During the visit, Orbán spoke a lot about Hungary’s support for North Macedonia’s European integration aspirations and sharply criticized the EU.

The fact that North Macedonia found itself lagging behind Albania on the European integration path the Prime Minister of Hungary called a “historic error squared” on the part of the EU, and accused officials in Brussels of suppressing the “national pride” of North Macedonia, delaying the process of its European integration.

As practical help to the Macedonians, the head of the Hungarian government offered his mediation in the negotiations between Skopje and Sofia.

“I have my own proposal and I conveyed it to Prime Minister Mickoski. I told him we are ready to use the EU presidency and mediate on the issue,” Orbán said during a joint press conference with Mickoski, adding that it is about “finding a solution that would suits both Macedonians and Bulgarians.”

The proposal put forward by the Hungarian prime minister sparked no euphoria in Skopje. When asked by journalists whether the prime minister of Hungary, whose country currently presides over the European Union, can help on the European path, the head of the Macedonian government dodged a direct answer.

Bulgaria’s reaction only confirmed skepticism prevailing among the Macedonians.

“The European agreement with the Republic of North Macedonia is clear. Bulgaria does not need mediators in this process,” the Acting Minister of Foreign Affairs of Bulgaria, Ivan Kondov, told journalists, commenting on the idea of ​​mediation proposed by the Prime Minister of Hungary.

On September 28, the Ministry of Foreign Affairs of Bulgaria announced that the top diplomat, who was in New York, discussed Orbán’s proposal with his Hungarian counterpart Peter Szijjártó. As emphasized in the commentary, Kondov assured Szijjarto that “mediation is not necessary” in order to convince the Republic of North Macedonia to “fulfill the criteria for launching negotiations” on joining the EU.

Ex-Prime Minister of Bulgaria Kiril Petkov, commenting on Orbán’s idea, told journalists: “The French accord” that we concluded during our government’s work turned out to be really good for Bulgaria.
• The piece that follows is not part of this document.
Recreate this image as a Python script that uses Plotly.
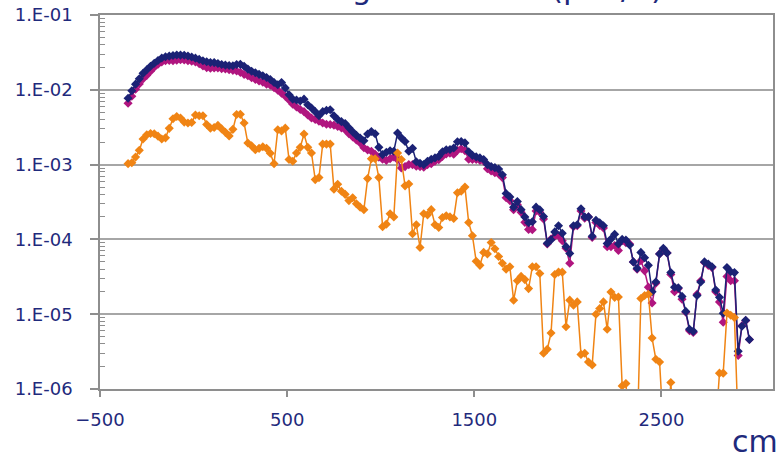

The entire European Union sided with Bulgaria. The Republic of North Macedonia must decide whether it wants to include the Bulgarian in its Constitution, or whether its path to Europe will be shut.”

Good loan

It can be stated that Orbán’s mediation mission ended before it even started. But this doesn’t mean that Macedonian-Hungarian relations will worsen, or that Hungary will reduce its efforts in the Macedonian direction.

First, it seems that the mediation idea was initially conceived more as a PR stunt than a real action plan.

Secondly, Budapest clearly decided to change the focus in relations with Skopje, choosing for the main track the issue of money over some complicated domestic or foreign political issues.

A few weeks before Orbán’s arrival, the reports came that Hungary (Hungarian Export-Import Bank) is providing North Macedonia with an unprecedented preferential loan of EUR 500 million. While the Macedonian opposition assures it is a corrupt project for which money is allocated by China, Budapest has denied the Chinese origin of the funds.

Once finally approved, the loan should certainly become a powerful basis for even closer Hungarian-Macedonian cooperation. The loan will bind Skopje and Budapest no less tightly than Hungarian mediation in the dispute with Sofia. Huge public debt obligations form such interstate ties that a modern European nation will not be able to quickly and completely get rid of even in the event of a power change.

European analysts state that in this way, Orbán “buys up influence” in a geopolitically strategic region for Hungary and ensures loyalty of the elites in the country which may one day become a member of the EU and is already a NATO Ally.

Also, in conditions where the policy pursued by Budapest very often diverges from the official stance of the EU, while being loyal to Moscow and Beijing on a number of issues, the strengthening of Hungarian influence on North Macedonia and the Western Balkans in general would imply an indirect strengthening of China and Russia’s weight in the region.